Farmers look to grow both local and international markets for their pork
By Nicholas Van Allen
Members of Pork Nova Scotia gathered for their annual AGM on June 22. Margie Lamb, chair of Pork Nova Scotia, and Brad McCallum, executive director of the Agri-Commodity Management Association, were at the helm.
The evening’s presentations focused on finding a niche for Canadian pork within an ever-growing and difficult marketplace.
Nova Scotia pork producers have been hit hard over the past decade as market pressures caused many farmers to close their operations during the recent recession. The industry is rebounding, though, and the AGM focused on finding ways to move forward.
Members and guests of Pork Nova Scotia gather at the annual AGM in Berwick, Nova Scotia. Third from the right is Margie Lamb, Pork Nova Scotia chair.
Gary Stordy with the Canadian Pork Council, and Jane Morrigan with Integrity Livestock Services, presented at the AGM. The pair discussed the opportunities open to Nova Scotia pork producers – including marketing premium, high-value pork that’s been humanely raised and handled, to both foreign and domestic consumers.

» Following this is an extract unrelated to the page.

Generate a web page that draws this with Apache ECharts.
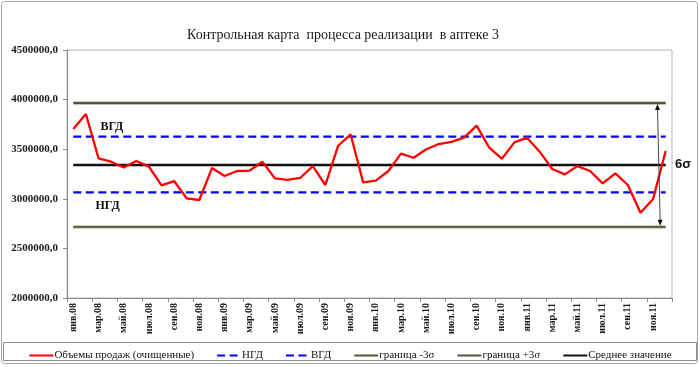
<!DOCTYPE html>
<html>
<head>
<meta charset="utf-8">
<script src="https://cdn.jsdelivr.net/npm/echarts@6/dist/echarts.min.js"></script>
<style>
html,body{margin:0;padding:0;background:#fff;}
#c{width:700px;height:367px;}
</style>
</head>
<body>
<div id="c"></div>
<script>
const categories = [
  'янв.08','фев.08','мар.08','апр.08','май.08','июн.08','июл.08','авг.08','сен.08','окт.08','ноя.08','дек.08',
  'янв.09','фев.09','мар.09','апр.09','май.09','июн.09','июл.09','авг.09','сен.09','окт.09','ноя.09','дек.09',
  'янв.10','фев.10','мар.10','апр.10','май.10','июн.10','июл.10','авг.10','сен.10','окт.10','ноя.10','дек.10',
  'янв.11','фев.11','мар.11','апр.11','май.11','июн.11','июл.11','авг.11','сен.11','окт.11','ноя.11','дек.11'
];
const sales = [
  3704000, 3855000, 3408000, 3374000, 3317000, 3381000, 3324000, 3136000, 3179000, 3005000, 2988000, 3310000,
  3230000, 3280000, 3285000, 3374000, 3206000, 3190000, 3210000, 3330000, 3139000, 3532000, 3650000, 3165000,
  3183000, 3280000, 3455000, 3414000, 3499000, 3552000, 3573000, 3616000, 3737000, 3515000, 3404000, 3569000,
  3616000, 3475000, 3300000, 3246000, 3330000, 3280000, 3156000, 3257000, 3139000, 2860000, 2998000, 3482000
];
const MEAN = 3342000;
const UPPER_3S = 3966000;
const LOWER_3S = 2718000;
const VGD = 3626000;
const NGD = 3064000;
const yTicks = [2000000, 2500000, 3000000, 3500000, 4000000, 4500000];

const meanLine = categories.map(() => MEAN);
const upperLine = categories.map(() => UPPER_3S);
const lowerLine = categories.map(() => LOWER_3S);
const vgdLine = categories.map(() => VGD);
const ngdLine = categories.map(() => NGD);

const SERIF = "'Liberation Serif','Times New Roman',serif";

const chart = echarts.init(document.getElementById('c'), null, {renderer: 'canvas'});

const option = {
  animation: false,
  backgroundColor: '#fff',
  title: {
    text: 'Контрольная карта  процесса реализации  в аптеке 3',
    left: 338, textAlign: 'center', top: 23,
    textStyle: {fontFamily: SERIF, fontSize: 14, fontWeight: 'normal', color: '#1a1a1a'}
  },
  grid: {left: 67, right: 28, top: 50, bottom: 69, show: true, borderColor: '#b4b4b4', borderWidth: 1, backgroundColor: 'transparent'},
  xAxis: {
    type: 'category', data: categories, boundaryGap: true,
    axisLine: {lineStyle: {color: '#8c8c8c', width: 1}},
    axisTick: {show: true, interval: 1, length: 4, lineStyle: {color: '#8c8c8c'}},
    axisLabel: {interval: 1, rotate: 90, margin: 5, fontFamily: SERIF, fontSize: 10, fontWeight: 'bold', color: '#1a1a1a'},
    splitLine: {show: false}
  },
  yAxis: {
    type: 'value', min: yTicks[0], max: yTicks[yTicks.length - 1], interval: 500000,
    axisLine: {show: true, lineStyle: {color: '#8c8c8c', width: 1}},
    axisTick: {show: true, length: 4, lineStyle: {color: '#8c8c8c'}},
    axisLabel: {margin: 9, fontFamily: SERIF, fontSize: 11, fontWeight: 'bold', color: '#1a1a1a',
      formatter: v => v + ',0'},
    splitLine: {show: false}
  },
  legend: {
    left: 'center', top: 345, itemWidth: 24, itemHeight: 8, itemGap: 22,
    itemStyle: {opacity: 0},
    textStyle: {fontFamily: SERIF, fontSize: 11, color: '#111', padding: [0, 0, 0, -4]},
    data: ['Объемы продаж (очищенные)', 'НГД', 'ВГД', 'граница -3σ', 'граница +3σ', 'Среднее значение']
  },
  series: [
    {name: 'Объемы продаж (очищенные)', type: 'line', data: sales, symbol: 'none', showSymbol: false, z: 3,
      lineStyle: {color: '#ff0000', width: 2.3}, itemStyle: {color: '#ff0000'}},
    {name: 'НГД', type: 'line', data: ngdLine, symbol: 'none', showSymbol: false, z: 2,
      lineStyle: {color: '#0000ff', width: 2.3, type: [8, 4.5]}, itemStyle: {color: '#0000ff'}},
    {name: 'ВГД', type: 'line', data: vgdLine, symbol: 'none', showSymbol: false, z: 2,
      lineStyle: {color: '#0000ff', width: 2.3, type: [8, 4.5]}, itemStyle: {color: '#0000ff'}},
    {name: 'граница -3σ', type: 'line', data: lowerLine, symbol: 'none', showSymbol: false, z: 2,
      lineStyle: {color: '#4f5a31', width: 2.2, shadowColor: 'rgba(0,0,0,0.25)', shadowOffsetY: 1}, itemStyle: {color: '#4f5a31'}},
    {name: 'граница +3σ', type: 'line', data: upperLine, symbol: 'none', showSymbol: false, z: 2,
      lineStyle: {color: '#4f5a31', width: 2.2, shadowColor: 'rgba(0,0,0,0.25)', shadowOffsetY: 1}, itemStyle: {color: '#4f5a31'}},
    {name: 'Среднее значение', type: 'line', data: meanLine, symbol: 'none', showSymbol: false, z: 2,
      lineStyle: {color: '#111111', width: 2.3, shadowColor: 'rgba(0,0,0,0.25)', shadowOffsetY: 1}, itemStyle: {color: '#111111'}}
  ]
};
chart.setOption(option);

// annotations placed from axis conversions
const pUp = chart.convertToPixel({gridIndex: 0}, [categories[46], UPPER_3S]);
const pLo = chart.convertToPixel({gridIndex: 0}, [categories[46], LOWER_3S]);
const pNext = chart.convertToPixel({gridIndex: 0}, [categories[47], MEAN]);
const pMean = chart.convertToPixel({gridIndex: 0}, [categories[46], MEAN]);
const pV = chart.convertToPixel({gridIndex: 0}, [categories[2], VGD]);
const pN = chart.convertToPixel({gridIndex: 0}, [categories[2], NGD]);
const step = pNext[0] - pUp[0];
const ax1 = pUp[0] + step * 0.35, ax2 = pUp[0] + step * 0.56;
const ay1 = pUp[1] + 1, ay2 = pLo[1] - 1;

chart.setOption({
  graphic: [
    {type: 'rect', silent: true, shape: {x: 1.5, y: 1.5, width: 696, height: 362, r: 3},
      style: {fill: 'none', stroke: '#a6a6a6', lineWidth: 1}},
    {type: 'rect', silent: true, shape: {x: 3.5, y: 342.5, width: 693, height: 18},
      style: {fill: 'none', stroke: '#8c8c8c', lineWidth: 1}},
    {type: 'text', silent: true, x: pV[0] + 2, y: pV[1] - 16,
      style: {text: 'ВГД', font: "bold 12px " + SERIF, fill: '#111'}},
    {type: 'text', silent: true, x: pN[0] - 3, y: pN[1] + 7,
      style: {text: 'НГД', font: "bold 12px " + SERIF, fill: '#111'}},
    {type: 'text', silent: true, x: 675, y: pMean[1] - 7,
      style: {text: '6σ', font: "bold 13px 'Liberation Sans',Arial,sans-serif", fill: '#111'}},
    {type: 'line', silent: true, shape: {x1: ax1, y1: ay1 + 5, x2: ax2, y2: ay2 - 5},
      style: {stroke: '#444', lineWidth: 1}, z: 10},
    {type: 'polygon', silent: true, shape: {points: [[ax1, ay1], [ax1 - 2.5, ay1 + 6], [ax1 + 2.5, ay1 + 6]]},
      style: {fill: '#111'}, z: 10},
    {type: 'polygon', silent: true, shape: {points: [[ax2, ay2], [ax2 - 2.5, ay2 - 6], [ax2 + 2.5, ay2 - 6]]},
      style: {fill: '#111'}, z: 10}
  ]
});
</script>
</body>
</html>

Nova Scotia producers are focusing on small-scale production, attracting markets such as those in urban Halifax, Dartmouth and others farther off, McCallum noted.
He also drew attention to the success of Pork Nova Scotia’s “Introduction to Small Scale Pig Production,” a guide for small producers who are just getting into the industry.
The document “has been incredibly accepted across the county … Manitoba, Saskatchewan, and B.C. all emailed and said ‘we want this,’” he said. “We (Pork Nova Scotia) can be an industry leader in … small-scale production.”